On another topic, the more people I talk to around my age about houses and the purchasing of houses the more I’m seeing a definite edge of despondency and almost desperation. This is not because we are pathetic whimps when faced with the idea of a mortgage, this is a generation after all who on average has $20,000 each of student debt. I handle thousands of dollars each month in my business, large numbers aren’t a problem but income and perceived value are.House prices are currently so high we can’t even play the game. A bank will lend us a maximum of $180,000 at the moment (and that’s really pushing us) in a market where house prices average around $220,000…um, I was never great at arithmetic but something doesn’t add up there. Real income (taking into account the cost of living) has supposedly gone up about 3-4% over the last 15-20 years while I’m looking at houses that in 2001 where valued at $150,000 now valued at $240,000. Something’s not right there and I am still not sure how a property can increase in value by 60-70% over three years. The other problem here is that if, as I keep being told by old farts, house prices never come down, then we have a generation who will be forced to rent most of their lives.

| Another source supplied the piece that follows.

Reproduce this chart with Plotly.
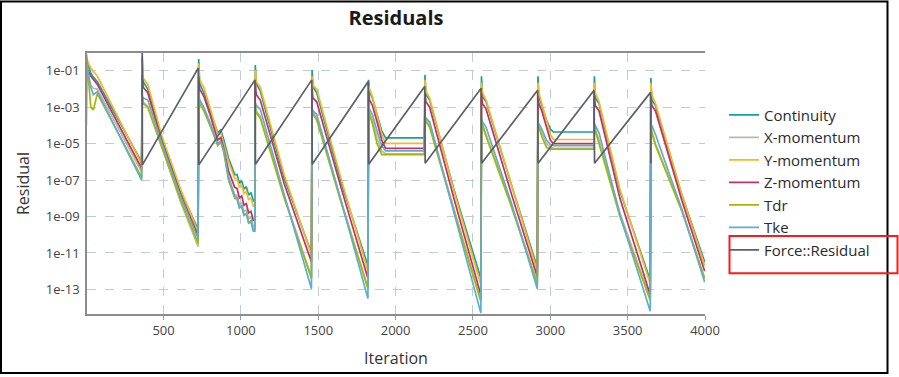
import plotly.graph_objects as go

# ---------------- data ----------------
iterations = [1, 6, 30, 46, 72, 358,
              362, 368, 398, 490, 610, 723,
              727, 733, 760, 800, 850, 870, 890, 920, 960, 975, 990, 1005, 1020, 1035, 1050, 1065, 1080, 1090,
              1093, 1099, 1125, 1280, 1456,
              1460, 1466, 1490, 1650, 1821,
              1825, 1831, 1850, 1880, 1910, 1935, 2186,
              2190, 2196, 2220, 2380, 2551,
              2555, 2561, 2585, 2750, 2916,
              2920, 2926, 2945, 2975, 3000, 3020, 3281,
              3285, 3291, 3315, 3450, 3646,
              3650, 3656, 3680, 3850, 3998]

continuity = [8e-1, 2.8e-1, 7.4e-2, 4.5e-2, 2.5e-2, 1e-6,
              6e-1, 2.5e-2, 1e-2, 2e-5, 2.5e-8, 2e-10,
              4.5e-1, 2e-2, 6.3e-3, 6.3e-4, 4e-5, 5.6e-5, 1.6e-5, 1.6e-6, 2e-7, 2e-7, 6.8e-8, 9.3e-8, 3.2e-8, 4.4e-8, 1.5e-8, 2.1e-8, 7.4e-9, 8.9e-9,
              2.1e-1, 2e-2, 7.9e-3, 1.26e-7, 1e-11,
              1.1e-1, 1.26e-2, 6.3e-3, 6.3e-8, 2e-12,
              3.2e-2, 7.9e-3, 3.2e-3, 4e-4, 5e-5, 2.1e-5, 2.1e-5,
              6e-2, 5e-3, 2.5e-3, 2.5e-8, 4e-13,
              5e-2, 4e-3, 2e-3, 5e-8, 1.6e-12,
              5e-2, 4e-3, 1.26e-3, 2e-4, 6.3e-5, 4.4e-5, 4.4e-5,
              5e-2, 3.2e-3, 1.6e-3, 2.5e-8, 3.2e-13,
              4e-2, 2.5e-3, 1.26e-3, 1.6e-8, 3.2e-12]

x_momentum = [3.2e-1, 5e-2, 1.6e-2, 1.1e-2, 1e-2, 2.8e-7,
              5e-3, 2e-3, 1.1e-3, 6.3e-6, 6.3e-9, 2.2e-11,
              1e-2, 2.5e-3, 1e-3, 1.6e-4, 1e-5, 1.6e-5, 4e-6, 1.6e-7, 1.6e-8, 1.4e-8, 4.6e-9, 5.8e-9, 1.9e-9, 2.3e-9, 7.4e-10, 9.5e-10, 3e-10, 3.2e-10,
              1.6e-3, 6.3e-4, 3.2e-4, 1.26e-8, 5e-13,
              1e-3, 5e-4, 2.5e-4, 6.3e-9, 1.26e-13,
              1e-3, 5e-4, 2e-4, 2e-5, 4e-6, 2.8e-6, 2.8e-6,
              4e-4, 2e-4, 1e-4, 2e-9, 2.5e-14,
              2.5e-4, 1.26e-4, 3.2e-5, 4e-9, 2.5e-13,
              1.6e-4, 1e-4, 4e-5, 1e-5, 6.3e-6, 5.6e-6, 5.6e-6,
              1.26e-4, 6.3e-5, 1.6e-5, 1.6e-9, 3.2e-14,
              1.26e-4, 5e-5, 1e-5, 2.5e-9, 4e-13]

y_momentum = [8e-1, 4e-1, 1.4e-1, 8.9e-2, 5e-2, 7.9e-7,
              3.2e-1, 4e-2, 1.8e-2, 2.5e-5, 3.2e-8, 1.4e-10,
              2.5e-1, 3.2e-2, 1.26e-2, 1e-3, 3.2e-5, 4e-5, 1e-5, 1e-6, 1.26e-7, 1.2e-7, 4e-8, 5.4e-8, 1.8e-8, 2.4e-8, 8.1e-9, 1.1e-8, 3.7e-9, 4e-9,
              1.1e-1, 2.5e-2, 1.26e-2, 2e-7, 7.9e-12,
              5e-2, 1.6e-2, 1e-2, 1e-7, 1e-12,
              1.6e-2, 1e-2, 4e-3, 4e-4, 3.2e-5, 1.05e-5, 1.05e-5,
              3.2e-2, 7.9e-3, 3.2e-3, 2e-8, 1.8e-13,
              2.2e-2, 6.3e-3, 2.5e-3, 5e-8, 1e-12,
              2.2e-2, 6.3e-3, 1.6e-3, 1.6e-4, 3.2e-5, 1.7e-5, 1.7e-5,
              2.2e-2, 6.3e-3, 2e-3, 3.2e-8, 2e-13,
              2.2e-2, 5e-3, 1.6e-3, 1.6e-8, 2e-12]

z_momentum = [5e-1, 1.26e-1, 5e-2, 3.5e-2, 1.8e-2, 4.5e-7,
              6.3e-2, 1.26e-2, 6.3e-3, 1.26e-5, 1.6e-8, 8.9e-11,
              5e-2, 1e-2, 4e-3, 4e-4, 1.6e-5, 2.2e-5, 5e-6, 3.2e-7, 4e-8, 3.5e-8, 1.07e-8, 1.35e-8, 4.2e-9, 5.1e-9, 1.6e-9, 1.95e-9, 6.2e-10, 6.3e-10,
              2.2e-2, 5e-3, 2.5e-3, 6.3e-8, 3.2e-12,
              1e-2, 3.2e-3, 2e-3, 3.2e-8, 4e-13,
              7.9e-3, 2.5e-3, 1.26e-3, 1.6e-4, 1.6e-5, 5.6e-6, 5.6e-6,
              6.3e-3, 2e-3, 1e-3, 7.9e-9, 5e-14,
              6.3e-3, 1.6e-3, 7.9e-4, 1.6e-8, 5e-13,
              4e-3, 1.6e-3, 6.3e-4, 7.9e-5, 1.6e-5, 1e-5, 1e-5,
              4e-3, 1.26e-3, 6.3e-4, 1e-8, 5e-14,
              4e-3, 1.26e-3, 6.3e-4, 7.9e-9, 1e-12]

tdr = [1e-4, 2.5e-1, 1e-3, 7.1e-4, 5.6e-3, 1.4e-7,
       4e-3, 1.6e-3, 1e-3, 6.3e-6, 7.9e-9, 3.5e-11,
       6.3e-3, 1.6e-3, 6.3e-4, 1e-4, 7.9e-6, 1.26e-5, 3.2e-6, 1e-7, 1e-8, 8.9e-9, 2.9e-9, 3.6e-9, 1.17e-9, 1.5e-9, 4.7e-10, 6e-10, 1.9e-10, 2e-10,
       1.26e-3, 5e-4, 2.5e-4, 1e-8, 4e-13,
       7.9e-4, 4e-4, 2e-4, 5e-9, 1.1e-13,
       7.9e-4, 4e-4, 1.26e-4, 1e-5, 2.5e-6, 2.5e-6, 2.5e-6,
       3.2e-4, 1.6e-4, 7.9e-5, 1.6e-9, 2.2e-14,
       2e-4, 1e-4, 2.5e-5, 3.2e-9, 2e-13,
       1.26e-4, 7.9e-5, 2.5e-5, 6.3e-6, 5e-6, 5e-6, 5e-6,
       1e-4, 5e-5, 1e-5, 1e-9, 2.5e-14,
       1e-4, 4e-5, 7.9e-6, 2e-9, 4e-13]

tke = [5e-1, 1.6e-1, 1.26e-2, 5e-3, 7.1e-3, 1e-7,
       4e-3, 3.2e-3, 2.5e-3, 1e-5, 1.26e-8, 6.3e-11,
       4e-3, 2.5e-3, 1e-3, 1.26e-4, 1e-5, 1.26e-5, 4e-6, 1.26e-7, 1.26e-8, 1.07e-8, 3.2e-9, 3.9e-9, 1.17e-9, 1.4e-9, 4.3e-10, 5.2e-10, 1.6e-10, 1.6e-10,
       1.8e-3, 1.26e-3, 7.9e-4, 1.6e-8, 1.1e-13,
       7.9e-4, 6.3e-4, 4e-4, 6.3e-9, 3.2e-14,
       1e-3, 7.9e-4, 4e-4, 5e-5, 7.9e-6, 4e-6, 4e-6,
       3.2e-4, 2.5e-4, 1.6e-4, 1.26e-9, 5e-15,
       2.1e-4, 1.6e-4, 7.9e-5, 5e-9, 1.1e-13,
       1.4e-4, 1.26e-4, 6.3e-5, 1.6e-5, 8.9e-6, 7.9e-6, 7.9e-6,
       1.15e-4, 1e-4, 4e-5, 1.26e-9, 6.3e-15,
       1.15e-4, 1e-4, 3.2e-5, 2.5e-9, 2.5e-13]

force_iterations = [362, 363, 725, 728, 1091, 1094, 1458, 1461, 1823, 1826,
                    2188, 2191, 2553, 2556, 2918, 2921, 3283, 3286, 3648, 3651]
force_residual = [2.0, 6.9e-7, 1.45e-1, 6.9e-7, 3.2e-2, 7.4e-7, 3.2e-2, 7.4e-7, 2.6e-2, 7.4e-7,
                  1.4e-2, 8.5e-7, 1.1e-2, 8.5e-7, 8.5e-3, 8.5e-7, 8.5e-3, 8.5e-7, 6.6e-3, 8.5e-7]

x_ticks = [500, 1000, 1500, 2000, 2500, 3000, 3500, 4000]
y_ticks = [1e-1, 1e-3, 1e-5, 1e-7, 1e-9, 1e-11, 1e-13]
y_tick_labels = ["1e-01", "1e-03", "1e-05", "1e-07", "1e-09", "1e-11", "1e-13"]

series = [
    ("Continuity", continuity, "#15a1a1"),
    ("X-momentum", x_momentum, "#b4bcae"),
    ("Y-momentum", y_momentum, "#f7b91e"),
    ("Z-momentum", z_momentum, "#c1306b"),
    ("Tdr", tdr, "#a6b703"),
    ("Tke", tke, "#5eaecd"),
]

FONT = "Open Sans"
fig = go.Figure()
for name, vals, col in series:
    fig.add_trace(go.Scatter(x=iterations, y=vals, name=name, mode="lines",
                             line=dict(color=col, width=1.7)))
fig.add_trace(go.Scatter(x=force_iterations, y=force_residual, name="Force::Residual",
                         mode="lines", line=dict(color="#5b5f67", width=1.7)))

# plot area: x 87..705 px, y 53..316 px
L, R, T, B = 87, 705, 53, 316
W, H = 899, 377
pw, ph = R - L, B - T

def px_x(p):
    return (p - L) / pw

def px_y(p):
    return (B - p) / ph

fig.update_layout(
    width=W, height=H,
    margin=dict(l=L, r=W - R, t=T, b=H - B),
    paper_bgcolor="white", plot_bgcolor="white",
    font=dict(family=FONT, color="#333333", size=13),
    title=dict(text="<b>Residuals</b>", x=0.5, xref="paper", xanchor="center",
               y=1 - 18 / H, yref="container", yanchor="middle",
               font=dict(family=FONT, size=20, color="#1a1a1a")),
    showlegend=True,
    legend=dict(x=px_x(724), y=px_y(99), xanchor="left", yanchor="top",
                font=dict(family=FONT, size=15, color="#2b2b2b"),
                bgcolor="rgba(0,0,0,0)", tracegroupgap=0),
    shapes=[
        dict(type="rect", xref="paper", yref="paper",
             x0=px_x(1), x1=px_x(887.5), y0=px_y(375.5), y1=px_y(1),
             line=dict(color="black", width=2), fillcolor="rgba(0,0,0,0)"),
        dict(type="rect", xref="paper", yref="paper",
             x0=px_x(729.5), x1=px_x(897.5), y0=px_y(275), y1=px_y(237.5),
             line=dict(color="#ff1a1a", width=2), fillcolor="rgba(0,0,0,0)"),
    ],
)

fig.update_xaxes(
    range=[5, 4000], tickvals=x_ticks, ticktext=[str(v) for v in x_ticks],
    showgrid=True, gridcolor="#c3cad2", griddash="dash", gridwidth=1.3,
    showline=True, linecolor="#8c8c8c", linewidth=1.5, mirror=True,
    ticks="outside", ticklen=4, tickcolor="#9a9a9a",
    tickfont=dict(family=FONT, size=13, color="#444444"),
    title=dict(text="Iteration", font=dict(family=FONT, size=16, color="#333333"), standoff=14),
    zeroline=False,
)
fig.update_yaxes(
    type="log", range=[-14.35, -0.02], tickvals=y_ticks, ticktext=y_tick_labels,
    showgrid=True, gridcolor="#c3cad2", griddash="dash", gridwidth=1.3,
    showline=True, linecolor="#8c8c8c", linewidth=1.5, mirror=False,
    ticks="outside", ticklen=3, tickcolor="rgba(0,0,0,0)",
    tickfont=dict(family=FONT, size=13, color="#444444"),
    title=dict(text="Residual", font=dict(family=FONT, size=16, color="#333333"), standoff=12),
    zeroline=False,
)

fig.write_html("out.html", config={"displayModeBar": False},
               post_script="document.body.style.margin='0px';")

Is that a problem? On the face of it, no, but people who rent typically don’t get heavily involved in their community, don’t settle down, have kids etc and if rental property prices increase with demand (which they do when more people are renting) then we face the prospect of having a large percentage of your population with no certainty of a home at all. Communities don’t happen without people and there’s a point where the basic human requirements need to be met or we tend to see somewhat antisocial behaviour. Along with issues like global warming, peak oil, rampant consumerism and deficit spending this one requires a big picture view in a society that values immediacy, hedonism and greed. Personally I wonder if we’re not all screwed.